Strangely enough, if you were a video game producer and you dared to show that same Kia during game play, Kia would be holding out its hand saying “Pay up, buddy, you need a license to show images of our awesome new Kia Sedona.” Which is precisely what happened in a case that has been garnering attention for the last year or so, when Electronic Arts got sued for using Bell helicopters in its popular game Battlefield 3. While I won’t bore you with all the details, the lawsuit arose out of failed negotiations between Electronics Arts and Bell over the terms of a license to use Bell’s helicopters in the video game.
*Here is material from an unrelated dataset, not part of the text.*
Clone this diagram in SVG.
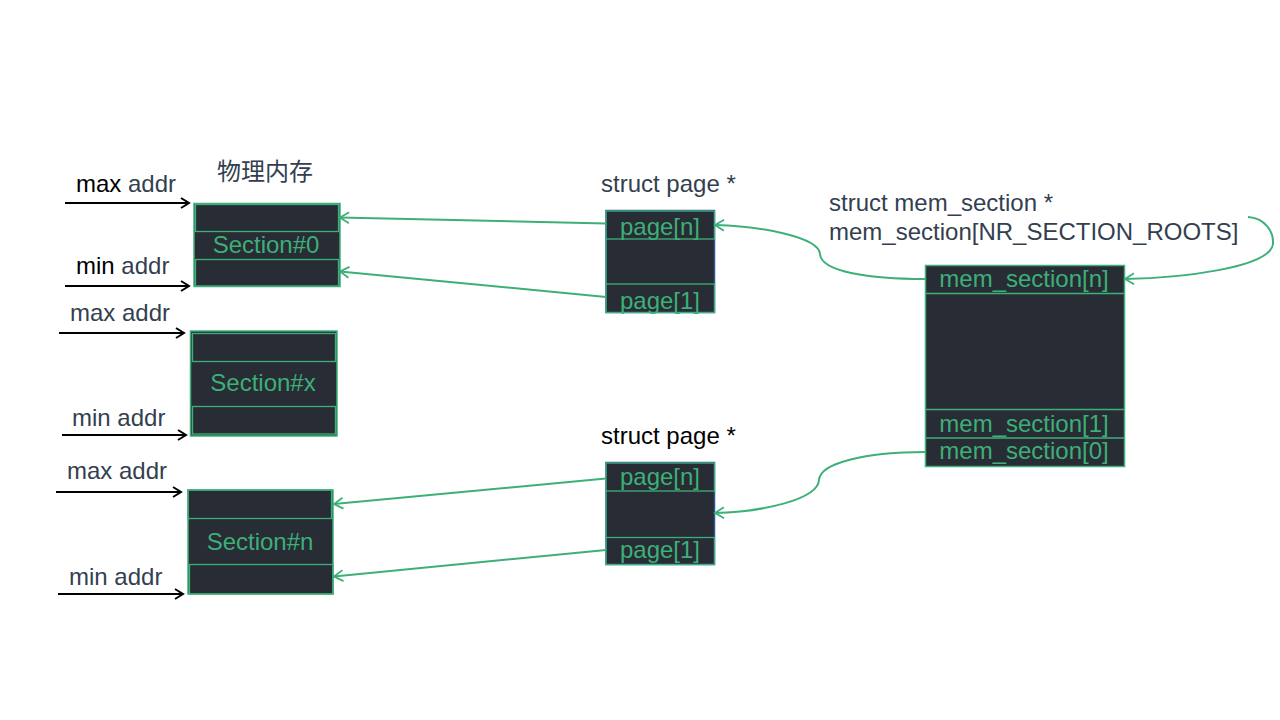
<svg xmlns="http://www.w3.org/2000/svg" width="1280" height="720" viewBox="0 0 1280 720">
<defs>
<style>
.t{font-family:"Liberation Sans",Arial,sans-serif;font-size:24px;fill:#333f50}
.k{fill:#000}
.g{font-family:"Liberation Sans",Arial,sans-serif;font-size:24px;fill:#3daf78;text-anchor:middle}
.box{fill:#282c34;stroke:#3daf78;stroke-width:1.5}
.row{fill:none;stroke:#3daf78;stroke-width:1.3}
.blk{stroke:#000;stroke-width:2;fill:none}
.grn{stroke:#3daf78;stroke-width:2;fill:none}
</style>
<marker id="ab" markerWidth="12" markerHeight="12" viewBox="0 0 12 12" refX="10" refY="6" orient="auto" markerUnits="userSpaceOnUse">
<path d="M2,1 L10,6 L2,11" fill="none" stroke="#000" stroke-width="2"/>
</marker>
<marker id="ag" markerWidth="14" markerHeight="14" viewBox="0 0 14 14" refX="12" refY="7" orient="auto" markerUnits="userSpaceOnUse">
<path d="M3,1.5 L12,7 L3,12.5" fill="none" stroke="#3daf78" stroke-width="1.8"/>
</marker>
</defs>
<rect width="1280" height="720" fill="#fff"/>

<g id="labels">
<text class="t" x="217" y="180" style="font-family:'Liberation Sans','Noto Sans CJK SC',sans-serif">物理内存</text>
<text class="t" x="76" y="192"><tspan class="k">max</tspan> addr</text>
<text class="t" x="76" y="274"><tspan class="k">min</tspan> addr</text>
<text class="t" x="70" y="321">max addr</text>
<text class="t" x="72" y="426">min addr</text>
<text class="t" x="67" y="479">max addr</text>
<text class="t" x="69" y="585">min addr</text>
<text class="t" x="601" y="192">struct page *</text>
<text class="t k" x="601" y="444">struct page *</text>
<text class="t" x="829" y="211">struct mem_section *</text>
<text class="t" x="829" y="240">mem_section[NR_SECTION_ROOTS]</text>
</g>

<g id="section0">
<rect class="box" x="194" y="203.5" width="146" height="83"/>
<rect class="row" x="195.5" y="204.5" width="143" height="27"/>
<rect class="row" x="195.5" y="259.5" width="143" height="26.5"/>
<text class="g" x="266" y="253">Section#0</text>
</g>

<g id="sectionx">
<rect class="box" x="190.5" y="331" width="146.5" height="105"/>
<rect class="row" x="192.5" y="333.5" width="143" height="28"/>
<rect class="row" x="192.5" y="406.5" width="143" height="27.5"/>
<text class="g" x="263" y="391">Section#x</text>
</g>

<g id="sectionn">
<rect class="box" x="188" y="490" width="145" height="104"/>
<rect class="row" x="188" y="490" width="143.5" height="28.5"/>
<rect class="row" x="189.5" y="564.5" width="143.5" height="29.5"/>
<text class="g" x="260" y="550">Section#n</text>
</g>

<g id="pages_top">
<rect x="606" y="210.5" width="108.5" height="102" fill="#282c34" stroke="#2f5597" stroke-width="1.5"/>
<rect class="row" x="606" y="211" width="108.5" height="28"/>
<rect class="row" x="606" y="284" width="108.5" height="28.5"/>
<line class="row" x1="606" y1="239" x2="606" y2="284"/>
<text class="g" x="660" y="235">page[n]</text>
<text class="g" x="660" y="309">page[1]</text>
</g>

<g id="pages_bottom">
<rect x="606" y="462.5" width="108.5" height="102" fill="#282c34" stroke="#2f5597" stroke-width="1.5"/>
<rect class="row" x="606" y="463" width="108.5" height="28"/>
<rect class="row" x="606" y="537.5" width="108.5" height="27"/>
<line class="row" x1="606" y1="491" x2="606" y2="537.5"/>
<text class="g" x="660" y="485">page[n]</text>
<text class="g" x="660" y="558">page[1]</text>
</g>

<g id="memsection">
<rect class="box" x="925.5" y="265.5" width="199" height="201"/>
<line class="row" x1="925.5" y1="293.5" x2="1124.5" y2="293.5"/>
<line class="row" x1="925.5" y1="409.5" x2="1124.5" y2="409.5"/>
<line class="row" x1="925.5" y1="438" x2="1124.5" y2="438"/>
<text class="g" x="1024" y="287">mem_section[n]</text>
<text class="g" x="1024" y="432">mem_section[1]</text>
<text class="g" x="1024" y="459">mem_section[0]</text>
</g>

<g id="connectors">
<line class="blk" x1="65" y1="203" x2="189" y2="203" marker-end="url(#ab)"/>
<line class="blk" x1="65" y1="286" x2="189" y2="286" marker-end="url(#ab)"/>
<line class="blk" x1="59" y1="333" x2="184" y2="333" marker-end="url(#ab)"/>
<line class="blk" x1="62" y1="435" x2="186" y2="435" marker-end="url(#ab)"/>
<line class="blk" x1="56" y1="492" x2="181" y2="492" marker-end="url(#ab)"/>
<line class="blk" x1="58" y1="594" x2="183" y2="594" marker-end="url(#ab)"/>

<line class="grn" x1="606" y1="223.5" x2="340" y2="217.5" marker-end="url(#ag)"/>
<line class="grn" x1="606" y1="297" x2="340" y2="271.5" marker-end="url(#ag)"/>
<line class="grn" x1="606" y1="478.5" x2="334" y2="504" marker-end="url(#ag)"/>
<line class="grn" x1="606" y1="550" x2="334" y2="576.5" marker-end="url(#ag)"/>

<path class="grn" d="M925,279 C870,279 821,272 820,254 C819,237 760,226 715,225" marker-end="url(#ag)"/>
<path class="grn" d="M1248,217 C1265,218 1274,232 1273,244 C1270,268 1180,278 1125,279" marker-end="url(#ag)" stroke-width="1.5"/>
<path class="grn" d="M925,452 C870,452 820,462 819,480 C818,500 760,512 715,513" marker-end="url(#ag)"/>
</g>
</svg>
Perhaps emboldened by a favorable ruling in the Dillinger case – where a federal judge ruled that Electronic Arts could use the Dillinger Tommy Gun under a First Amendment analysis, because video games constituted “literary works” – Electronic Arts filed a declaratory relief action seeking a ruling that no license was necessary and that use of the Bell trademarks constituted nominative fair use (to the extent any defense was required at all).

The case is in stasis for the moment, though over the summer Judge Alsup of the United States Federal Court for the Northern District of California denied Electronic Art’s motion to dismiss the trademark infringement counterclaims, noting that:

It is plausible that consumers could think Textron provided expertise and knowledge to the game in order to create its realistic simulation of the actual workings of the Bell-manufactured helicopters. . . . Although consumers are unlikely to think Textron has entered the video-game business, Textron has alleged sufficient facts to support the inference that the game explicitly leads consumers to believe it is ‘somehow behind’ or ‘sponsors’ Battlefield 3.

Personally, I think it is a dubious proposition that a 14-year-old boy is going to be confused about whether Bell sponsors the latest edition of any Electronic Arts game, and I would be willing to bet that his distracted parents didn’t give a passing thought to the image of the Bell helicopter on the cover of the game — they just checked Battlefield 3 off their Christmas list and moved on to the logistics of where to buy Barbies in bulk.

But what is the right result here? Should Electronic Arts have to pay for placing images of real world goods in video games, or face liability for what amounts to trademark infringement in an imaginary realm, where no one is actually buying Bell helicopters? At the edge of trademark law, we start to flirt with absurdity.